• STATED GOAL
Reproduce nothing but the lines from the start of the material through the line that includes "years = list(range(1980, 2025))", both ends included, and omit every picture.

##############################

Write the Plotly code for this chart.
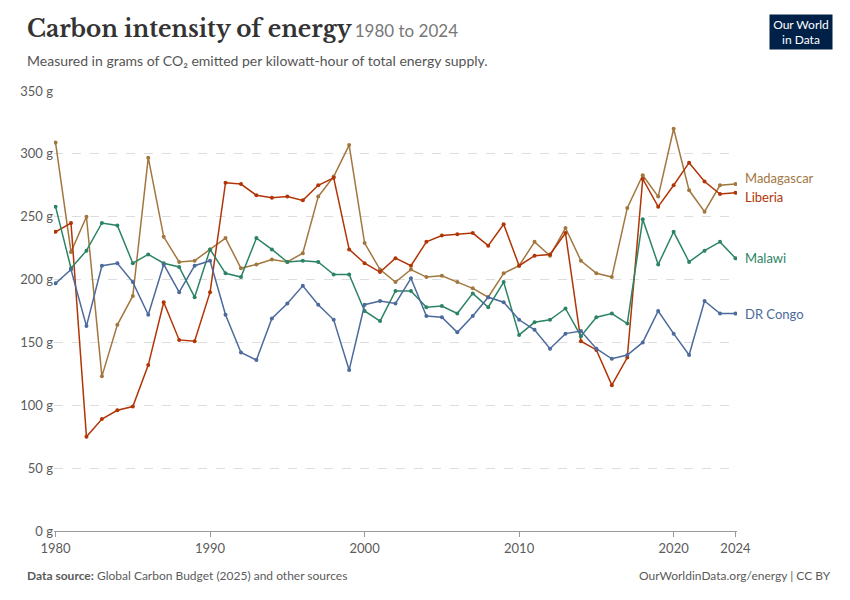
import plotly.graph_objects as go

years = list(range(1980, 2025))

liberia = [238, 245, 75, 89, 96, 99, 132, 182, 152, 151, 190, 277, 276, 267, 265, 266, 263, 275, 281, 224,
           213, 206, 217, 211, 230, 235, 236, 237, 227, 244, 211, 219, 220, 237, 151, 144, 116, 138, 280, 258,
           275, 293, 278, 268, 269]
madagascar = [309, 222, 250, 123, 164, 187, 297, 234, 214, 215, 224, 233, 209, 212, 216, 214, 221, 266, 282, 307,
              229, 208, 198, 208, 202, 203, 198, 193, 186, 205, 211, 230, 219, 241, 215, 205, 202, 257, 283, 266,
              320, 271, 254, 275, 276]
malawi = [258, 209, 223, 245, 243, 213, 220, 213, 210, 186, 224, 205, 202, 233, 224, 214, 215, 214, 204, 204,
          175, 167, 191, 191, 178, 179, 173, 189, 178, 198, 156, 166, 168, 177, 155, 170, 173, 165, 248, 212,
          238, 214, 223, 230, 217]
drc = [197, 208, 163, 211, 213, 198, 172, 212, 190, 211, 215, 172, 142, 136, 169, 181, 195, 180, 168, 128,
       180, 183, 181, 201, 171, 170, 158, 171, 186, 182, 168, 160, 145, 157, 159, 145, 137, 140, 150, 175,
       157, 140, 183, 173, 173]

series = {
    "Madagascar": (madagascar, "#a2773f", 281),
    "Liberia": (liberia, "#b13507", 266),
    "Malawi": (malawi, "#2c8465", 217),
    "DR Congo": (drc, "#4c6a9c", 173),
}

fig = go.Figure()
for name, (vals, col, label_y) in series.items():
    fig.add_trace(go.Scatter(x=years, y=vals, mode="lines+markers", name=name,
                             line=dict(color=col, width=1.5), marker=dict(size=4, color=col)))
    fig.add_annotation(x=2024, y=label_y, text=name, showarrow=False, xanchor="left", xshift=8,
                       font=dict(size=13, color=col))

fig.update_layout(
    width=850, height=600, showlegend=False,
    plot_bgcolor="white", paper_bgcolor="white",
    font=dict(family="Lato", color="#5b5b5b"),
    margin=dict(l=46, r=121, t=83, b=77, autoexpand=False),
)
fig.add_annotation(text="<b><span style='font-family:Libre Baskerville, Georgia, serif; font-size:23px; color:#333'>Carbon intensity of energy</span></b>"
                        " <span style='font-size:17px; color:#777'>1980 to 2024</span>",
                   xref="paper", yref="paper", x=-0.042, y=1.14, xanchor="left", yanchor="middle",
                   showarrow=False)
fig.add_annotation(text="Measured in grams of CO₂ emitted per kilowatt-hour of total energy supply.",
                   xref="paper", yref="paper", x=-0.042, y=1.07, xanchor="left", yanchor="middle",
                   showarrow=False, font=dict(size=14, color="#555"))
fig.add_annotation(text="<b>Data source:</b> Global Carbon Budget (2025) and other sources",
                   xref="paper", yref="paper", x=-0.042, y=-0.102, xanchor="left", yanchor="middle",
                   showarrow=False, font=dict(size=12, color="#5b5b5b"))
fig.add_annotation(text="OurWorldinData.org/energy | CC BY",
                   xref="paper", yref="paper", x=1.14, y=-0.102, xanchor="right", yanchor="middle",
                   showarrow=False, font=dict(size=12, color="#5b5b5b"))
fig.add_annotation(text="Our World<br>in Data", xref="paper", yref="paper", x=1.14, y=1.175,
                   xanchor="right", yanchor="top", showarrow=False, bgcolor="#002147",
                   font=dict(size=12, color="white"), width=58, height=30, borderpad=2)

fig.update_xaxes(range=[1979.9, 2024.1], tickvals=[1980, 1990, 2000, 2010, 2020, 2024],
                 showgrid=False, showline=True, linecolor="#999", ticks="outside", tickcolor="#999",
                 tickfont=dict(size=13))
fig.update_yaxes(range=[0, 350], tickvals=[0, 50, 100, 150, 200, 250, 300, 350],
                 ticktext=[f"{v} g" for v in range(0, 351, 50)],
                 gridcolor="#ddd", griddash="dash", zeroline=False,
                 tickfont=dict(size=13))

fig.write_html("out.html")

##############################

• RESULT FOR THIS EXERCISE
Write the Plotly code for this chart.
import plotly.graph_objects as go

years = list(range(1980, 2025))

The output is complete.